Veselin Masleša (Веселин Маслеша; 20 April 1906 - 14 June 1943) was a Bosnian and Yugoslav writer, activist and Partisan.

Veselin Masleša was born to a Bosnian Serb family in Banja Luka, Bosnia and Herzegovina, then occupied by Austria-Hungary, where he finished grade school and gymnasium. He then studied law at the University of Zagreb, economics in Frankfurt and then political economy and sociology in Paris.

His first published work was in the magazine Nova literatura in 1928, and he also published in the magazines Književnik, Stožer, Danas and Naša stvarnost. He wrote two large studies called Mlada Bosna and Svetozar Marković which were published later in 1945.

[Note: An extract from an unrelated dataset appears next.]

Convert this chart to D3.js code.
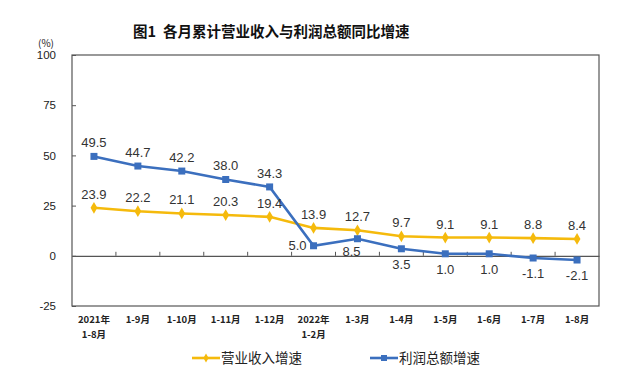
<!DOCTYPE html>
<html>
<head>
<meta charset="utf-8">
<script src="https://cdn.jsdelivr.net/npm/d3@7"></script>
<style>
  body { margin: 0; background: #fff; }
  svg { display: block; }
</style>
</head>
<body>
<div id="chart"></div>
<script>
const categories = [
  ["2021年", "1-8月"], ["1-9月"], ["1-10月"], ["1-11月"], ["1-12月"],
  ["2022年", "1-2月"], ["1-3月"], ["1-4月"], ["1-5月"], ["1-6月"], ["1-7月"], ["1-8月"]
];
const revenue = [23.9, 22.2, 21.1, 20.3, 19.4, 13.9, 12.7, 9.7, 9.1, 9.1, 8.8, 8.4];
const profit = [49.5, 44.7, 42.2, 38.0, 34.3, 5.0, 8.5, 3.5, 1.0, 1.0, -1.1, -2.1];
const yTicks = [-25, 0, 25, 50, 75, 100];
// where the profit label sits: above or below its point
const profitBelow = [false, false, false, false, false, true, true, true, true, true, true, true];

const width = 632, height = 389;
const marginLeft = 72, marginRight = 33, marginTop = 55, marginBottom = 83;

const svg = d3.select("#chart").append("svg")
  .attr("width", width).attr("height", height);

const x = d3.scaleBand()
  .domain(d3.range(categories.length))
  .range([marginLeft, width - marginRight]);
const y = d3.scaleLinear().domain([-25, 100]).range([height - marginBottom, marginTop]);

const cjk = "'Noto Sans CJK SC', sans-serif";
const fmt1 = d => d.toFixed(1);

// title
const title = svg.append("text")
  .attr("x", 133).attr("y", 37)
  .attr("font-family", cjk).attr("font-size", 14.5).attr("font-weight", "bold")
  .attr("fill", "#111");
title.append("tspan").text("图1");
title.append("tspan").attr("dx", 7).text("各月累计营业收入与利润总额同比增速");

svg.append("text")
  .attr("x", 46).attr("y", 47)
  .attr("text-anchor", "middle")
  .attr("font-family", cjk).attr("font-size", 10).attr("fill", "#222")
  .text("(%)");

// frame
svg.append("rect")
  .attr("x", marginLeft).attr("y", marginTop)
  .attr("width", width - marginLeft - marginRight)
  .attr("height", height - marginTop - marginBottom)
  .attr("fill", "none").attr("stroke", "#555").attr("stroke-width", 1.2);

// y axis
const gy = svg.append("g")
  .attr("transform", `translate(${marginLeft},0)`)
  .call(d3.axisRight(y).tickValues(yTicks).tickSize(4).tickFormat(d => String(d)));
gy.select(".domain").remove();
gy.selectAll("line").attr("stroke", "#555");
gy.selectAll("text")
  .attr("x", -16).attr("text-anchor", "end")
  .attr("font-family", "'Liberation Sans', Arial, sans-serif")
  .attr("font-size", 11.5).attr("fill", "#222");

// zero line with category ticks
const gx = svg.append("g")
  .attr("transform", `translate(0,${y(0)})`)
  .call(d3.axisTop(x).tickSize(0).tickFormat(""));
gx.select(".domain").attr("stroke", "#555").attr("stroke-width", 1.2);
gx.selectAll(".tick").remove();
gx.selectAll(".sep")
  .data(d3.range(1, categories.length))
  .join("line")
  .attr("x1", i => x(i)).attr("x2", i => x(i))
  .attr("y1", 0).attr("y2", -4)
  .attr("stroke", "#555");

// category labels
const catG = svg.append("g");
categories.forEach((lines, i) => {
  const t = catG.append("text")
    .attr("x", x(i) + x.bandwidth() / 2).attr("y", height - marginBottom + 17)
    .attr("text-anchor", "middle")
    .attr("font-family", cjk).attr("font-size", 9.5).attr("font-weight", "bold")
    .attr("fill", "#222");
  lines.forEach((s, k) => {
    t.append("tspan")
      .attr("x", x(i) + x.bandwidth() / 2)
      .attr("dy", k === 0 ? 0 : 15)
      .text(s);
  });
});

const cx = i => x(i) + x.bandwidth() / 2;
const line = d3.line().x((d, i) => cx(i)).y(d => y(d));

const yellow = "#F5BA0C", blue = "#3B6FBE";

svg.append("path").datum(revenue)
  .attr("d", line).attr("fill", "none")
  .attr("stroke", yellow).attr("stroke-width", 2.6);
svg.append("path").datum(profit)
  .attr("d", line).attr("fill", "none")
  .attr("stroke", blue).attr("stroke-width", 2.6);

svg.append("g").selectAll("path")
  .data(revenue).join("path")
  .attr("transform", (d, i) => `translate(${cx(i)},${y(d)})`)
  .attr("d", d3.symbol(d3.symbolDiamond, 40))
  .attr("fill", yellow);
svg.append("g").selectAll("rect")
  .data(profit).join("rect")
  .attr("x", (d, i) => cx(i) - 3.5).attr("y", d => y(d) - 3.5)
  .attr("width", 7).attr("height", 7)
  .attr("fill", blue);

const labelFont = "'Liberation Sans', Arial, sans-serif";
svg.append("g").selectAll("text")
  .data(revenue).join("text")
  .attr("x", (d, i) => cx(i)).attr("y", d => y(d) - 9)
  .attr("text-anchor", "middle")
  .attr("font-family", labelFont).attr("font-size", 13).attr("fill", "#333")
  .text(fmt1);

svg.append("g").selectAll("text")
  .data(profit).join("text")
  .attr("x", (d, i) => {
    if (i === 5) return cx(i) - 16;
    if (i === 6) return cx(i) - 6;
    return cx(i);
  })
  .attr("y", (d, i) => {
    if (i === 5) return y(d) + 4;
    if (i === 6) return y(d) + 17;
    return profitBelow[i] ? y(d) + 20 : y(d) - 9;
  })
  .attr("text-anchor", "middle")
  .attr("font-family", labelFont).attr("font-size", 13).attr("fill", "#333")
  .text(fmt1);

// legend
const legend = [
  { name: "营业收入增速", color: yellow, x: 192, shape: "diamond" },
  { name: "利润总额增速", color: blue, x: 370, shape: "square" }
];
const lg = svg.append("g");
legend.forEach(l => {
  const ly = 358;
  lg.append("line")
    .attr("x1", l.x).attr("x2", l.x + 28).attr("y1", ly).attr("y2", ly)
    .attr("stroke", l.color).attr("stroke-width", 2.6);
  if (l.shape === "diamond") {
    lg.append("path")
      .attr("transform", `translate(${l.x + 14},${ly})`)
      .attr("d", d3.symbol(d3.symbolDiamond, 24))
      .attr("fill", l.color);
  } else {
    lg.append("rect")
      .attr("x", l.x + 11).attr("y", ly - 3).attr("width", 6).attr("height", 6)
      .attr("fill", l.color);
  }
  lg.append("text")
    .attr("x", l.x + 29).attr("y", ly + 5)
    .attr("font-family", cjk).attr("font-size", 13.5).attr("fill", "#222")
    .text(l.name);
});
</script>
</body>
</html>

In 1927 he was arrested for the first time due to his communist ideas. Between 1928 and 1939 he was arrested and released on several occasions, eventually causing him to go underground. When World War II started in Yugoslavia in 1941, he was in Montenegro where he joined the Partisans. Masleša died during the attempted breakout through enemy lines during the Axis Operation Schwarz offensive in the summer of 1943.

On December 20, 1951 he was posthumously awarded the title of People's Hero of Yugoslavia. There was a Sarajevo-based publishing house named after him but the name was later changed to Sarajevo Publishing, and the Socialist Republic of Bosnia and Herzegovina's scientific achievement award was also named after him.